The researchers hope to observe that the living neural network adapts over time to the light patterns and therefore have the ability to store and retrieve sensory information, just as human neuronal networks do.
Large-scale applications of small-scale findings
Uncovering the fundamental mechanisms responsible for the brain’s learning processes can potentially yield insights into how humans learn—and make an everyday difference in people’s lives.
Such insights may advance the development of certain artificial devices that can substitute for certain motor, sensory or cognitive abilities, particularly prosthetics that respond to feedback from the user and the environment. People with Parkinson’s disease and epilepsy have already benefited from these types of devices. __ http://medicalxpress.com/news/2014-05-artificial-brains.html
Here at the Al Fin Institute for Advanced Cognitive Studies, we feel that the development of brain prostheses is an important intermediate step to the devising of a more advanced human brain. The human brain is the only working prototype for mid-level general intelligence in the known universe. It makes sense to understand the human brain and learn how it can be made more powerful, before trying to build a general machine intelligence in entirety.

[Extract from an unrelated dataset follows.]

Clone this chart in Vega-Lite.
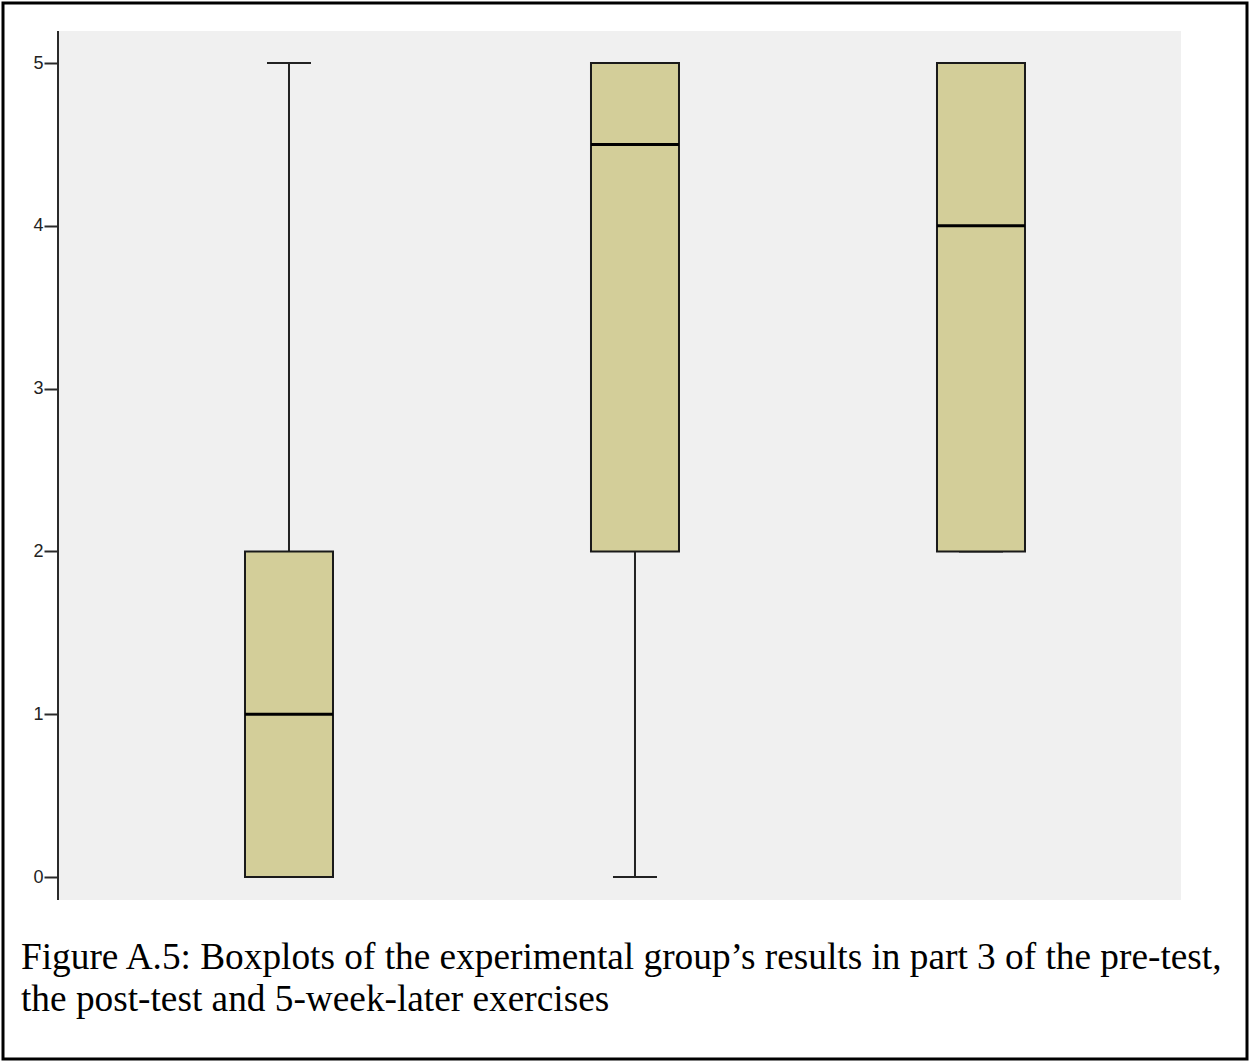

The EU is taking a grandiose approach to understanding the complete human brain in a relatively short time. Duke University researchers are taking a more incremental approach over a longer-term, which seems a more realistic path.
We will need to try all feasible approaches to solve this most significant puzzle.
Cryonics: Freezing the Human Brain — Will this technology play a role in saving the human brain, as we know it? Perhaps.
Given the rate of human population dysgenics, it is not certain that humans will be able to support the ambitious scientific and technological research programs that currently exist.
Take a look at the scientific output of Africa and the Muslim world. This is where most human procreation is taking place, and where Europe is likely to draw most of its immigrants. The average IQ in SubSaharan Africa is roughly 75, and the average IQ of the diverse populations of the Muslim world is barely above 80. Not a good foundation upon which to build a future scientific and technological wonderland.
It would seem that the focus of future scientific research might shift away from Europe and toward India and China — at least partially. But the science establishments of both India and China leave much to be desired in terms of transparency, reproducibility, freedom from corruption, and ability to produce innovative output.
Which leaves the possibility of alien invasion and the takeover of the Earth system by alien brains — whether biological, machine, or of an other, currently unknown nature. While this possibility seems unlikely, you may want to ask yourself: When confronted with the possibility of an alien takeover, would you rather have human societies represented by smart human brains, dumb human brains (as at present), dumber human brains (a dysgenic Idiocracy), terrestrial machine brains, or any combination of the above?
In the absence of an alien invasion and takeover, but in the likelihood of an accelerating dysgenic decline leading to a dominant Idiocracy, it may be that cryonically frozen human brains will be the only semi-smart human brains remaining to our descendants.
When seen in that light, perhaps your more intelligent progeny should begin setting aside funds in order to have the future option of brain freezing — or vitrification. While it will probably prove to be a waste of money, it may help support future research into brain preservation and resilience. That would not be a total waste.
Too bad we didn’t have the technology available when Einstein died?